Aydoğan’s statement amounts to an indictment against the bureaucracy of the education unions, of which she herself was once a part. For decades, unions organized in the public sector—such as Eğitim-Bir-Sen, Memur-Sen, Türk Eğitim-Sen, Kamu Sen, Eğitim-İş, Birleşik Kamu-İş, Eğitim Sen and KESK—have completely ignored the privatization of public education, the plight of teachers in the private sector and unemployed teachers. The government’s expansion of “contract-based” and “salaried” employment in the public sector—and the resulting deterioration of conditions for all teachers—is a product of this collusion.

Unions, whether they support the government or the bourgeois opposition, are trying to suppress any opposition from below. Teachers who resigned from the executive board of Eğitim-Sen’s Istanbul Branch No. 7 explained in a letter published on sendika.org on Tuesday, June 9, how they had been subjected to pressure by the union bureaucracy, writing: “Every effort we made to bring together salaried teachers, teachers without permanent appointments, teachers victimized by interviews, and private-sector teachers with the [Eğitim-Sen] union first encountered resistance from within and was ultimately met with punishment.”

Under these circumstances, private-sector teachers have recently formed an independent rank-and-file union and organized various protests. In May and June 2025, in response to the Private-Sector Teachers’ Union’s protest in front of the Turkish parliament, the Erdoğan government made various promises, but none of them were kept.

Furthermore, following protests by teachers awaiting assignment, Erdoğan had promised to abolish interviews ahead of the 2023 elections, but no action has been taken on this either. This demonstrates that it is impossible to achieve any gains by appealing to and trusting the governments and political establishment responsible for the dire conditions faced by workers.

The way forward for educators lies in organizing a united struggle that transcends divisions within the education sector—such as public, private and those awaiting appointment—reaches out to other sections of the working class and develops independently of the union bureaucracy. Based on the qualitative and quantitative development of public education, this struggle must also include parents and students. The problems faced by educators stem from the capitalist profit system and are international in nature. This means that any struggle waged within the framework of this social system and on a national basis is doomed to fail. The only viable path is to build the struggle on an anti-capitalist and a global perspective.
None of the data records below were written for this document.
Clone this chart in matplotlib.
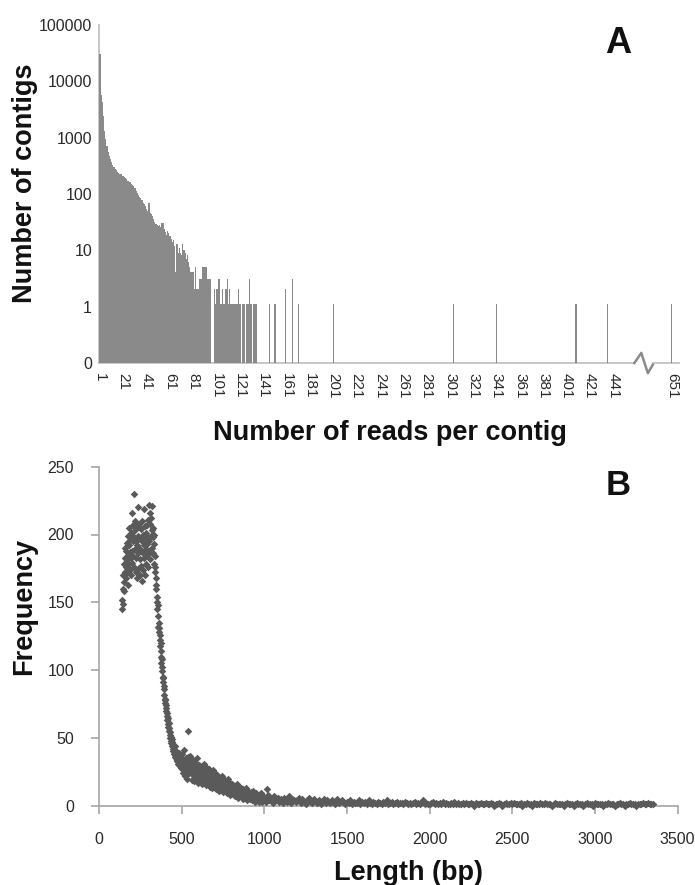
import numpy as np
import matplotlib
matplotlib.use("Agg")
import matplotlib.pyplot as plt
from matplotlib.ticker import FixedLocator, FixedFormatter
import matplotlib.transforms as mtransforms

plt.rcParams['font.family'] = ['Liberation Sans', 'DejaVu Sans']

# ---------------- Panel A data ----------------
reads_main = list(range(1, 136))
contigs_main = [
    30000, 5800, 4300, 2400, 1300, 950, 700, 560, 480, 420,
    370, 330, 300, 280, 265, 250, 240, 230, 222, 212,
    205, 198, 190, 182, 172, 165, 160, 152, 146, 138,
    128, 115, 104, 96, 90, 84, 78, 70, 66, 60,
    53, 50, 68, 46, 44, 40, 36, 32, 29, 28,
    27, 28, 26, 30, 31, 24, 21, 19, 22, 20,
    18, 16, 14, 15, 12, 4, 13, 9, 11, 9,
    8, 13, 10, 9, 7, 8, 6, 5, 4, 4,
    4, 2, 5, 2, 2, 3, 3, 3, 5, 5,
    5, 5, 3, 3, 3, 3, 0, 0, 2, 1,
    2, 2, 3, 1, 1, 2, 1, 1, 2, 3,
    1, 2, 1, 1, 1, 1, 1, 1, 1, 2,
    1, 0, 1, 1, 1, 0, 1, 1, 3, 1,
    1, 0, 1, 1, 1,
]
reads_tail = [146, 151, 160, 166, 171, 201, 304, 341, 409, 436]
contigs_tail = [1, 1, 2, 3, 1, 1, 1, 1, 1, 1]
reads_after_break = [651]
contigs_after_break = [1]
after_break_pos = [491]          # category slot used after the axis break

xtick_labels_a = [str(v) for v in range(1, 442, 20)] + ['651']
ytick_vals_a = [0.1, 1, 10, 100, 1000, 10000, 100000]
ytick_labels_a = ['0', '1', '10', '100', '1000', '10000', '100000']

# ---------------- Panel B data ----------------
peak_len = np.arange(140, 339, 2)
peak_freq = [
    145, 152, 160, 149, 170, 158, 178, 165, 183, 172, 190,
    176, 188, 168, 194, 181, 172, 199, 185, 163, 192, 178, 205, 187, 174, 196, 183, 170, 201, 188, 216,
    179, 195, 207, 184, 230, 198, 176, 203, 189, 210, 172, 195, 183, 206, 168, 192, 220, 186, 199, 175, 208, 190, 182, 197, 170,
    188, 204, 177, 195, 166, 210, 186, 200, 174, 192, 219, 183, 197, 170, 206, 189, 178, 201, 193, 185, 207, 176, 198, 211, 188,
    222, 195, 208, 182, 216, 199, 187, 212, 203, 190, 221, 198, 205, 186, 200, 193, 178, 184, 176,
]
drop_len = np.arange(340, 501, 2)
drop_freq = [
    172, 168, 160, 163, 150, 154, 145, 148, 140, 132, 135,
    128, 131, 122, 126, 118, 120, 110, 114, 105, 108, 99, 102, 95, 91, 94, 86, 88, 82, 79, 76,
    78, 72, 70, 74, 66, 68, 63, 65, 60, 58, 61, 55, 57, 52, 54, 50, 48, 51, 46, 49, 44, 47, 42, 45, 40,
    43, 38, 41, 36, 44, 39, 35, 40, 37, 33, 38, 34, 36, 31, 35, 39, 32, 30, 36, 33, 29, 34, 31, 28, 35,
]
band_len = np.arange(503, 999, 3)
band_freq = [
    38, 24, 33, 28, 41, 22, 30, 35, 26, 31, 20, 36, 27, 33, 24, 29, 37,
    25, 31, 19, 28, 34, 23, 27, 18, 32, 25, 29, 21, 35, 24, 28, 17, 26,
    30, 22, 19, 27, 24, 16, 29, 21, 25, 18, 31, 23, 20, 26, 15, 24, 28,
    19, 23, 16, 27, 21, 14, 25, 18, 22, 13, 20, 26, 17, 21, 15, 24, 19,
    12, 20, 16, 23, 14, 18, 11, 21, 15, 19, 13, 17, 22, 12, 16, 10, 18,
    14, 11, 19, 13, 16, 9, 15, 12, 20, 10, 14, 17, 8, 13, 11, 16, 9,
    12, 15, 8, 11, 14, 7, 13, 10, 16, 9, 12, 6, 11, 14, 8, 10, 13,
    7, 11, 9, 5, 12, 8, 10, 6, 9, 13, 7, 4, 10, 8, 11, 6, 9,
    5, 8, 10, 6, 4, 9, 7, 11, 5, 8, 3, 7, 6, 9, 4, 8, 5,
    7, 3, 6, 8, 4, 6, 9, 5, 3, 7, 4, 6, 5,
]
tail_len = np.arange(1000, 3351, 10)
tail_freq = [
    6, 3, 8, 4, 5, 2, 7, 4, 6, 3,
    5, 2, 6, 4, 3, 7, 2, 5, 4, 3,
    4, 6, 2, 5, 3, 1, 4, 6, 3, 2,
    5, 3, 2, 4, 1, 3, 5, 2, 4, 3,
    2, 4, 3, 1, 5, 2, 3, 4, 2, 1,
    3, 2, 4, 1, 3, 2, 2, 4, 1, 3,
    2, 3, 1, 4, 2, 1, 3, 2, 1, 3,
    2, 1, 3, 2, 4, 1, 2, 3, 1, 2,
    3, 1, 2, 2, 1, 3, 2, 1, 2, 1,
    2, 3, 1, 2, 1, 2, 4, 1, 2, 1,
    1, 2, 3, 1, 2, 1, 2, 1, 3, 1,
    2, 1, 1, 2, 1, 3, 1, 2, 1, 1,
    2, 1, 2, 1, 1, 2, 1, 0, 2, 1,
    1, 2, 1, 1, 2, 1, 1, 2, 1, 0,
    1, 1, 2, 1, 0, 1, 2, 1, 1, 2,
    1, 2, 1, 1, 1, 2, 0, 1, 1, 2,
    1, 1, 0, 2, 1, 1, 1, 2, 1, 1,
    2, 1, 1, 1, 0, 1, 2, 1, 1, 1,
    1, 0, 1, 2, 1, 1, 1, 0, 1, 2,
    1, 1, 1, 0, 1, 2, 1, 1, 1, 0,
    2, 1, 1, 1, 1, 0, 1, 1, 2, 1,
    1, 1, 0, 1, 1, 2, 1, 1, 0, 1,
    1, 2, 1, 1, 1, 0, 1, 1, 1, 2,
    1, 1, 2, 1, 1, 1,
]
outlier_len = [540, 1014]
outlier_freq = [55, 12]

# ---------------- Figure ----------------
W, H = 695, 885
fig = plt.figure(figsize=(W / 100, H / 100), dpi=100)

def px(x0, y0, x1, y1):
    return [x0 / W, 1 - y1 / H, (x1 - x0) / W, (y1 - y0) / H]

bar_color = '#8a8a8a'
axis_color_a = '#bdbdbd'
axis_color_b = '#a6a6a6'
text_color = '#111111'
tick_color = '#2a2a2a'

# ---- Panel A ----
axA = fig.add_axes(px(99, 25, 679, 363))
axA.set_yscale('log')
xs = np.array(reads_main + reads_tail + after_break_pos, dtype=float)
ys = np.array(contigs_main + contigs_tail + contigs_after_break, dtype=float)
mask = ys > 0
axA.bar(xs[mask], ys[mask], width=1.0, bottom=0.1, color=bar_color, linewidth=0,
        zorder=3)
axA.set_xlim(0.2, 497.2)
axA.set_ylim(0.1, 100000)
for s in ['top', 'right', 'bottom']:
    axA.spines[s].set_visible(False)
axA.spines['left'].set_color(axis_color_a)
axA.spines['left'].set_linewidth(1.2)
axA.yaxis.set_major_locator(FixedLocator(ytick_vals_a))
axA.yaxis.set_major_formatter(FixedFormatter(ytick_labels_a))
axA.yaxis.set_minor_locator(FixedLocator([]))
xtick_pos_a = list(range(1, 442, 20)) + after_break_pos
axA.xaxis.set_major_locator(FixedLocator(xtick_pos_a))
axA.xaxis.set_major_formatter(FixedFormatter(xtick_labels_a))
axA.tick_params(axis='y', length=0, pad=5, labelsize=11.5, labelcolor=tick_color)
axA.tick_params(axis='x', length=0, pad=7, labelsize=11, labelcolor=tick_color,
                labelrotation=-90)
for lab in axA.get_xticklabels():
    lab.set_va('top')
    lab.set_ha('center')

# broken x axis line with zigzag
trA = mtransforms.blended_transform_factory(axA.transData, axA.transAxes)
axA.plot([0.2, 459], [0, 0], color=axis_color_a, lw=1.2, transform=trA, clip_on=False)
axA.plot([474.8, 497.2], [0, 0], color=axis_color_a, lw=1.2, transform=trA, clip_on=False)
axA.plot([459, 464.9, 470.5, 474.8], [0, 0.03, -0.03, -0.005], color='#8a8a8a', lw=1.8,
         transform=trA, clip_on=False)

# ---- Panel B ----
axB = fig.add_axes(px(99, 466.7, 677.7, 805.7))
all_len = np.concatenate([peak_len, drop_len, band_len, tail_len, outlier_len])
all_freq = np.concatenate([peak_freq, drop_freq, band_freq, tail_freq, outlier_freq])
axB.scatter(all_len, all_freq, marker='D', s=15, color='#5a5a5a', linewidths=0,
            clip_on=False, zorder=3)
axB.set_xlim(0, 3500)
axB.set_ylim(0, 250)
for s in ['top', 'right']:
    axB.spines[s].set_visible(False)
for s in ['left', 'bottom']:
    axB.spines[s].set_color(axis_color_b)
    axB.spines[s].set_linewidth(1.2)
axB.set_xticks(range(0, 3501, 500))
axB.set_yticks(range(0, 251, 50))
axB.tick_params(axis='both', direction='out', length=6, width=1.2, color=axis_color_b,
                labelsize=11.5, labelcolor=tick_color)
axB.tick_params(axis='y', pad=12)
axB.tick_params(axis='x', pad=13)

# ---- Labels ----
def ftext(x, y, s, **kw):
    fig.text(x / W, 1 - y / H, s, color=text_color, fontweight='bold', **kw)

ftext(25, 183.5, 'Number of contigs', fontsize=19.5, rotation=90, ha='center', va='center')
ftext(390, 440, 'Number of reads per contig', fontsize=19.5, ha='center', va='baseline')
ftext(618, 52.7, 'A', fontsize=26, ha='center', va='baseline')
ftext(24, 606.5, 'Frequency', fontsize=19.5, rotation=90, ha='center', va='center')
ftext(409, 880, 'Length (bp)', fontsize=19.5, ha='center', va='baseline')
ftext(618, 495, 'B', fontsize=25, ha='center', va='baseline')

fig.savefig('out.png', dpi=100, facecolor='white')
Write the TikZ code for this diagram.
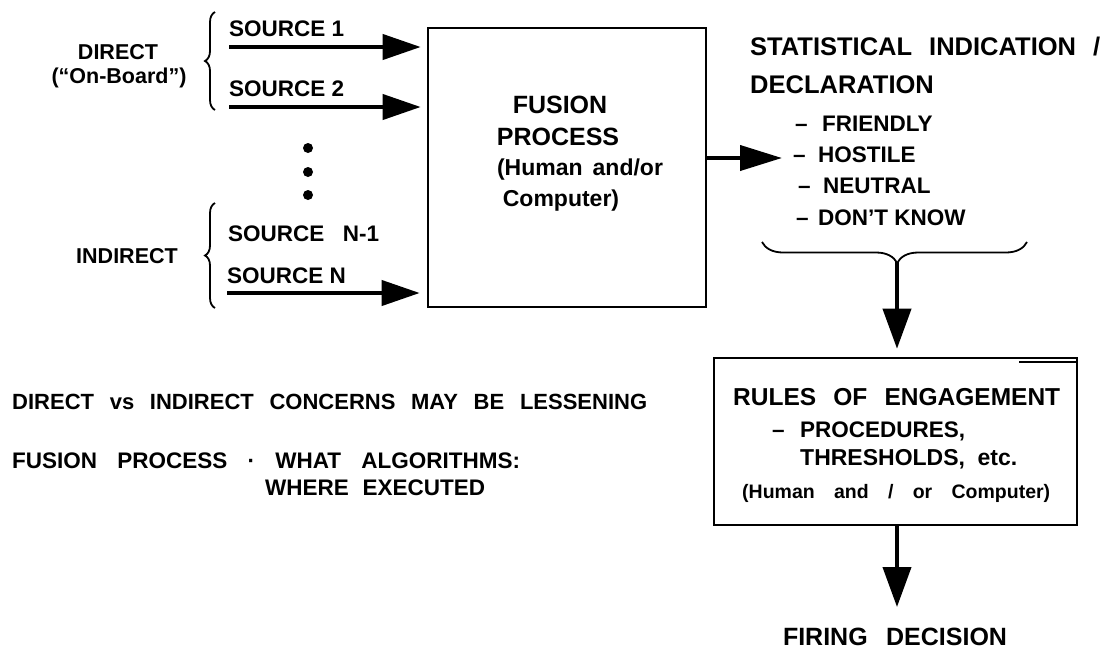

The International Workers Alliance of Rank-and-File Committees (IWA-RFC) provides the necessary vehicle to unite the struggles of educators and other sections of the working class across sectors and national borders. The following demands must be raised in this struggle:

  • Support and expand the teachers’ protests on June 14.
  • Build independent rank-and-file committees in schools and workplaces in coordination with the IWA-RFC.
  • Privately-run schools must be nationalized; education must be removed from the realm of commodities, and all teachers must be employed in public schools with full pay, benefits and job security.
  • Resources must be redirected from war and corporations to education, healthcare and other social needs.
  • Oppose the imperialist war and the NATO summit in Ankara.
  • Fight for an economy based on the needs of society rather than the private profits and wealth of a handful of capitalist oligarchs in Türkiye and around the world, i.e. for socialism.